Joseph Backe runs the ball during a game.

Joseph Backe runs the ball during the MAC tournament. Read more about Backe's success off the field here.  (Roger Mazzarella)

That culture is built on hard work, trust and an unshakable bond.

"It's such a team atmosphere; it's not an individual sport," says Backe, a mechanical engineering major from Naperville, Illinois. "Half the time I don't even call a play and we already know what each other is going to do. We're best friends on the field and best friends off the field. It's just such a great atmosphere to be around. We have a lot of fun."

"It's a big brotherhood," says Bravo. "The guy on the left and the guy on the right, they're your brother."

Bravo and Backe first met on the rugby pitch several years ago as competitors. In fact, many of their teammates met the same way, on the pitch around Chicago where competitive rugby starts as early as elementary school. 

"I played with and against pretty much all of our team in high school. I went to South Africa going into my senior year to try out for a team, and I played with a lot of these guys," says Backe. "After I came to WMU, I recruited some friends from high school. They'll hopefully continue that tradition."

"Kalamazoo is just the right distance from Chicago," says Bravo. "I can go visit my family whenever I want, but I actually live here during the summer. I just love Kalamazoo. It's a great place."

SUCCESS IN THE CLASSROOM

A rugby player throws the ball in from out of bounds.

Allen believes academic success is just as important as his team's success on the pitch. He implemented a Bronco Buddy system last fall to give players a boost. 

"I wanted to have incoming freshmen get a head start, assigning an upperclassman to assist them both academically and in everyday life at WMU," says Allen. "They are student-athletes—students first."

"Coach Mark has helped me with pretty much everything," says Backe, a Medallion Scholar planning to apply for the accelerated master's program in mechanical or aerospace engineering. "He constantly asks us what our GPA is. He writes letters of recommendation for jobs and internships. He wants you to succeed as a student and on the field as well."

The team has also received support from President Edward Montgomery, a former rugby player himself.

"We have his initials on our jersey. He's come to camps at the beginning of the fall season when we get new players," says Bravo. "It's great to see he's here and it shows the freshmen that he's part of it and he cares."

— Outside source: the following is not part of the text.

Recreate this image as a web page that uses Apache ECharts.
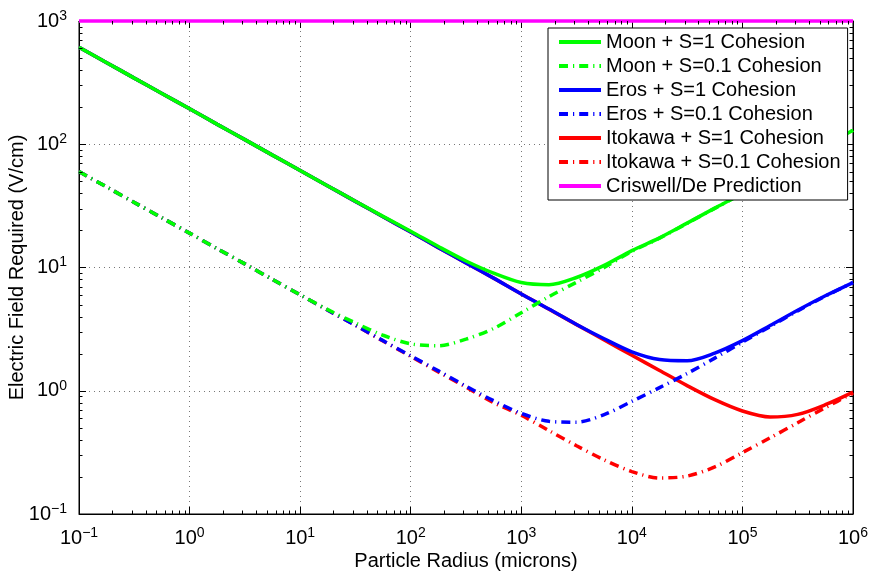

Montgomery even held an impromptu ceremony in his driveway to present Williams with his degree after the team learned that the MAC championship was the same day as WMU's spring commencement. Williams plans to pursue his master's degree in accounting at WMU and continue playing rugby.

Kyle Williams holds the rugby ball while teammates stretch.

Kyle Williams had to miss walking in graduation because it was the same day as the MAC championship game, so Dr. Edward Montgomery, University president, held an impromptu ceremony when he returned.

Right now, he and the team are laser focused on the national championship.

"We're excited. It's my third year playing, and we finally made it," says Johnny Drozd, a sustainable brewing major from Chicago. "We've trained hard, we work hard and we're in the shape we need to be in."

"We're a team of warriors," says Bravo. "It's a great team to have."

The USA Rugby College Sevens National Championships are Friday, May 24, and Saturday, May 25, in Tucson, Arizona.